-------- DATA PROVIDED

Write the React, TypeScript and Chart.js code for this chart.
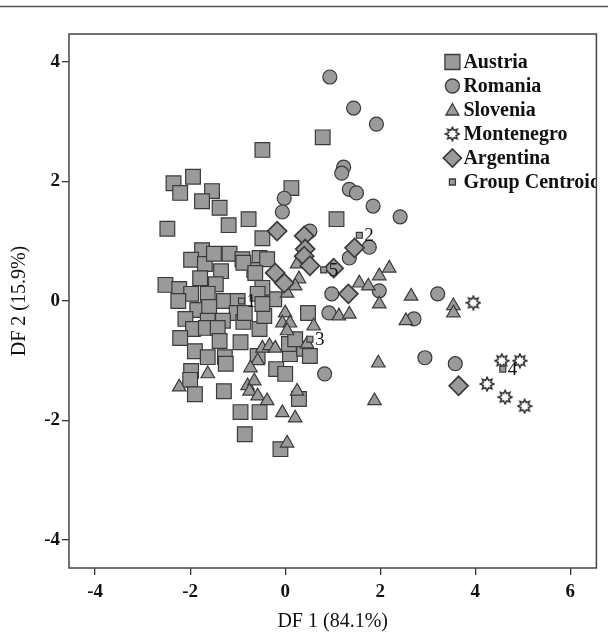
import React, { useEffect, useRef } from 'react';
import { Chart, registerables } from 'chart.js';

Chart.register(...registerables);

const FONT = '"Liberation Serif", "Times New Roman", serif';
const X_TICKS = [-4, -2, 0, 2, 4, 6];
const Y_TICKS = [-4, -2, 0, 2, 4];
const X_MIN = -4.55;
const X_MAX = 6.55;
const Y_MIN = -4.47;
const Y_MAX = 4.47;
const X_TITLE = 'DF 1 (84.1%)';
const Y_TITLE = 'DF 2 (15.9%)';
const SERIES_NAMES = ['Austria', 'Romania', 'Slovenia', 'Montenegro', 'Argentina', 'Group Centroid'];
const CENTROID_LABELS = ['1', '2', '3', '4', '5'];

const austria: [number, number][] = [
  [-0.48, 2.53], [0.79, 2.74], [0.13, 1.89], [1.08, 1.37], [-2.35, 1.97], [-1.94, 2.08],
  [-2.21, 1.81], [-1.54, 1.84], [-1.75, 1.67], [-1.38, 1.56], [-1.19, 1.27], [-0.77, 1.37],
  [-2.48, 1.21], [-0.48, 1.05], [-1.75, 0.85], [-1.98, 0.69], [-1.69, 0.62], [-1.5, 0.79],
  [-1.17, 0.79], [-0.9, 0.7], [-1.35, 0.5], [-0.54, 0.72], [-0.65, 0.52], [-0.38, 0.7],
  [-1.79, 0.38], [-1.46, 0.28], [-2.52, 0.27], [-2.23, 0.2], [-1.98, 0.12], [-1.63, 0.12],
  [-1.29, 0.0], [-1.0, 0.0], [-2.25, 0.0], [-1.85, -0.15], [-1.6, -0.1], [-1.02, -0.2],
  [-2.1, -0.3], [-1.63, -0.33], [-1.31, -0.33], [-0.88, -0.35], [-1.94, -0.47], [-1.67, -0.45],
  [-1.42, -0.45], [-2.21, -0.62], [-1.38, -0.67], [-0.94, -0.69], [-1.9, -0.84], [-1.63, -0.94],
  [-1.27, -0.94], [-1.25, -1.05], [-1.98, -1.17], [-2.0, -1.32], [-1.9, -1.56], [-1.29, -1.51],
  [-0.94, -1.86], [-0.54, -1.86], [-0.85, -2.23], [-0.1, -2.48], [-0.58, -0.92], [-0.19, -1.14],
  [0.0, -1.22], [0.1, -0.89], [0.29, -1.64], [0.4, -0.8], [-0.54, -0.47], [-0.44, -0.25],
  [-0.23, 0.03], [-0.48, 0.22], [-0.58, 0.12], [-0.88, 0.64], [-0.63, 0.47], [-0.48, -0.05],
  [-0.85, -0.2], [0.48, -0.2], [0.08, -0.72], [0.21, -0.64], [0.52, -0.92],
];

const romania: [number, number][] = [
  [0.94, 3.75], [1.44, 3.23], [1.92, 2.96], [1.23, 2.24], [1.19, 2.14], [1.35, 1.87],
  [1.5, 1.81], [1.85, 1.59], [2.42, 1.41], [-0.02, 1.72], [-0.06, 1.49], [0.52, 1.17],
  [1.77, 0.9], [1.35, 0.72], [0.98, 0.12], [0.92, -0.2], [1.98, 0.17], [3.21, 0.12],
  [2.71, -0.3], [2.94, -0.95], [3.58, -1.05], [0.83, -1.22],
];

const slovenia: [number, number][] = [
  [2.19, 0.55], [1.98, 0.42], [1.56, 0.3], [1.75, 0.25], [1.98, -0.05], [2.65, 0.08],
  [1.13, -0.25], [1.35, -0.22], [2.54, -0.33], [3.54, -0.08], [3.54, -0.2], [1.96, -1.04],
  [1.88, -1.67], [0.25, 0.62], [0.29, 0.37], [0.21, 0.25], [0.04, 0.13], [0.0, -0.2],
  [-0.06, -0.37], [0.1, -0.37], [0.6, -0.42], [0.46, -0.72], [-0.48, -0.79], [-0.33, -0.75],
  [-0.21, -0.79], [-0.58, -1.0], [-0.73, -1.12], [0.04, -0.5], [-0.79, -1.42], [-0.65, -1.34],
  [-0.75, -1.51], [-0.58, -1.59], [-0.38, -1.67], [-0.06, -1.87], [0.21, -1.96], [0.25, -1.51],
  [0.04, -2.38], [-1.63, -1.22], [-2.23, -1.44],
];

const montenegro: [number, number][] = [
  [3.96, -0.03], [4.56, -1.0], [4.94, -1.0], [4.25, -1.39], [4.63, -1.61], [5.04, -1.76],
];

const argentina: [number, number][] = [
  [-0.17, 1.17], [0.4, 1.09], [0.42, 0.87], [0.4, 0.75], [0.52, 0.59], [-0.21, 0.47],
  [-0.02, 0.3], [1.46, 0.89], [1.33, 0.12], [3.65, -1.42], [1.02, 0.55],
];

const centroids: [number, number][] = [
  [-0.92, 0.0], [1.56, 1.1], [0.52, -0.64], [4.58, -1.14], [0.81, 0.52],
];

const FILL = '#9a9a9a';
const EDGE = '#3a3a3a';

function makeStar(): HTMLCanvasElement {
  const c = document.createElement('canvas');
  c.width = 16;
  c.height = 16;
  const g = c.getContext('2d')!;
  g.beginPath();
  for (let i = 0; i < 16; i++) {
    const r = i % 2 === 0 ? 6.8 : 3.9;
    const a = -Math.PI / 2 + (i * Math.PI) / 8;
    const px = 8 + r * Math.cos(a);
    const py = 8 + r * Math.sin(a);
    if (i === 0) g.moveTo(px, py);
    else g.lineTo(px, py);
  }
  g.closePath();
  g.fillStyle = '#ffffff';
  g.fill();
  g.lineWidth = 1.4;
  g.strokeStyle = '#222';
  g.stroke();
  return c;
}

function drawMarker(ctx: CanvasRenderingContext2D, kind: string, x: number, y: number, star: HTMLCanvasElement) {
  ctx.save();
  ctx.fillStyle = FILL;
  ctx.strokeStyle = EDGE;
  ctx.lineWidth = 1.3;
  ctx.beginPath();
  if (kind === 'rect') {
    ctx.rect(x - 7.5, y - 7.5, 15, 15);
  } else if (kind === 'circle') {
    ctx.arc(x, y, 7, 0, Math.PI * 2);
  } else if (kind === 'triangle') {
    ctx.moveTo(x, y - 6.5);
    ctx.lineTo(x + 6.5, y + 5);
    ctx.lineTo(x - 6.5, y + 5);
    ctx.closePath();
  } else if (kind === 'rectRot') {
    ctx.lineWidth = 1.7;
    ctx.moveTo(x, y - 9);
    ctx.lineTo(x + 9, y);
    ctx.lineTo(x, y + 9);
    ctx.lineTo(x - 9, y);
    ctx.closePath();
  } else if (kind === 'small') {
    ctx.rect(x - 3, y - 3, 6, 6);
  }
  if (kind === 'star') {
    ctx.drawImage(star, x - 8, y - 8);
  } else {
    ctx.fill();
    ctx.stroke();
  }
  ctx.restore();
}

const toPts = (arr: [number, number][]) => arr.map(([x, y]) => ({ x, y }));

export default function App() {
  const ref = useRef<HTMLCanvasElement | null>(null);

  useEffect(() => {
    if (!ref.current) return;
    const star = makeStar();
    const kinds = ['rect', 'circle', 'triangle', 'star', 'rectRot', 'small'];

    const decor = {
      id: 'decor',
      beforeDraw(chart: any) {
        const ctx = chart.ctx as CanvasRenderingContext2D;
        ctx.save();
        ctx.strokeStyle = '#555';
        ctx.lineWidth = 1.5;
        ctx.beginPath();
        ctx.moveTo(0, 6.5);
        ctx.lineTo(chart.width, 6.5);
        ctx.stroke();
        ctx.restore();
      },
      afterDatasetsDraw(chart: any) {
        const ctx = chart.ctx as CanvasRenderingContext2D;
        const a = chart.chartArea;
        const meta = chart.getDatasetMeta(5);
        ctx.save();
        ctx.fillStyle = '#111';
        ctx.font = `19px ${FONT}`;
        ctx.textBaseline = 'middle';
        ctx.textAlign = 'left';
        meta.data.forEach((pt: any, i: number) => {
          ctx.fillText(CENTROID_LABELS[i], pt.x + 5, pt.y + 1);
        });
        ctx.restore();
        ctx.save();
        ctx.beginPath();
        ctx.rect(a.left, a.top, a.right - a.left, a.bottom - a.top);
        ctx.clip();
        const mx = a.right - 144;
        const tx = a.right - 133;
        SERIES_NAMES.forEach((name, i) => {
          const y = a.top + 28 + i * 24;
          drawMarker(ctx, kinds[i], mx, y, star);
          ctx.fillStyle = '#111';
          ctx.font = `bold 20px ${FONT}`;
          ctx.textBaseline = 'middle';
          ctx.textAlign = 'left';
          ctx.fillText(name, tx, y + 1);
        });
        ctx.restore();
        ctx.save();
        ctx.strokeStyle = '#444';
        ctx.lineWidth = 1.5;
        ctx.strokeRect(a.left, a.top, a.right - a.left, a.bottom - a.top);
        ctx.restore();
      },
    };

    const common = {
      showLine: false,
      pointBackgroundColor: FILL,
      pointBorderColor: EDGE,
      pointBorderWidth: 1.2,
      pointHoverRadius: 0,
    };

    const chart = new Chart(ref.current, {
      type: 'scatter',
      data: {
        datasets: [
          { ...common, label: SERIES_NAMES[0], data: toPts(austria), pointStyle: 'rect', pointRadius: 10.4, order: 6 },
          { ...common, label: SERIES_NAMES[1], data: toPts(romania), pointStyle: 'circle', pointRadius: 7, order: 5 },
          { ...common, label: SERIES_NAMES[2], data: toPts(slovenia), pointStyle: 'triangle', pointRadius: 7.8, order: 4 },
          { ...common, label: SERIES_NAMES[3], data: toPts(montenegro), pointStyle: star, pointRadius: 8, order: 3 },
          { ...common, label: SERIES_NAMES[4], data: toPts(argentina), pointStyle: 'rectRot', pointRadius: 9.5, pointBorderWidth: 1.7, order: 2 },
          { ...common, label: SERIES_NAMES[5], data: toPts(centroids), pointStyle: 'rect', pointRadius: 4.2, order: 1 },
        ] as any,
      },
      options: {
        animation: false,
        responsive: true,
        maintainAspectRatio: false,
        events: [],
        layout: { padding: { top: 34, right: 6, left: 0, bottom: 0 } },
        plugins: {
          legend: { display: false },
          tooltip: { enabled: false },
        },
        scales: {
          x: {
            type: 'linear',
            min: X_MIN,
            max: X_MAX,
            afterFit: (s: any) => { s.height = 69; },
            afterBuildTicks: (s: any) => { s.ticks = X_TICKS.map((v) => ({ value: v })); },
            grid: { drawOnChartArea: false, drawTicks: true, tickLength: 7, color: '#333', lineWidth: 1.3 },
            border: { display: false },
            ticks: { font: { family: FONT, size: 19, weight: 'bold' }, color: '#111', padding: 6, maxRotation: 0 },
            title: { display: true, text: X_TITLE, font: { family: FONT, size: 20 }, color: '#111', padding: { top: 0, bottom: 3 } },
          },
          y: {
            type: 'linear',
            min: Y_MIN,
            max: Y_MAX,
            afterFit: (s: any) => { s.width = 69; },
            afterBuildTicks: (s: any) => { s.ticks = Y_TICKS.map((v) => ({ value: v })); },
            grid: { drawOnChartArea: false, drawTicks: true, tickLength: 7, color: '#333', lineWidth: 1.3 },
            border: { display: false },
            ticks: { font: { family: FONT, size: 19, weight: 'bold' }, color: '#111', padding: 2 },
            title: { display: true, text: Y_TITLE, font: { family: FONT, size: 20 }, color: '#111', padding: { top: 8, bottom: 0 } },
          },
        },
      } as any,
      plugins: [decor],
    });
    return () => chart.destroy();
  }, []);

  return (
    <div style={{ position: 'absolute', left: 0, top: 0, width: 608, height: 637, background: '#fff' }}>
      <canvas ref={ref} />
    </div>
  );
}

----------------

* _INSTRUCTIONS TO FOLLOW_
Give again exactly the lines running from the beginning of the material above through the line that contains "Chart.register(...registerables);", and leave out every picture.

* _REPLY TO THE TASK_
Write the React, TypeScript and Chart.js code for this chart.
import React, { useEffect, useRef } from 'react';
import { Chart, registerables } from 'chart.js';

Chart.register(...registerables);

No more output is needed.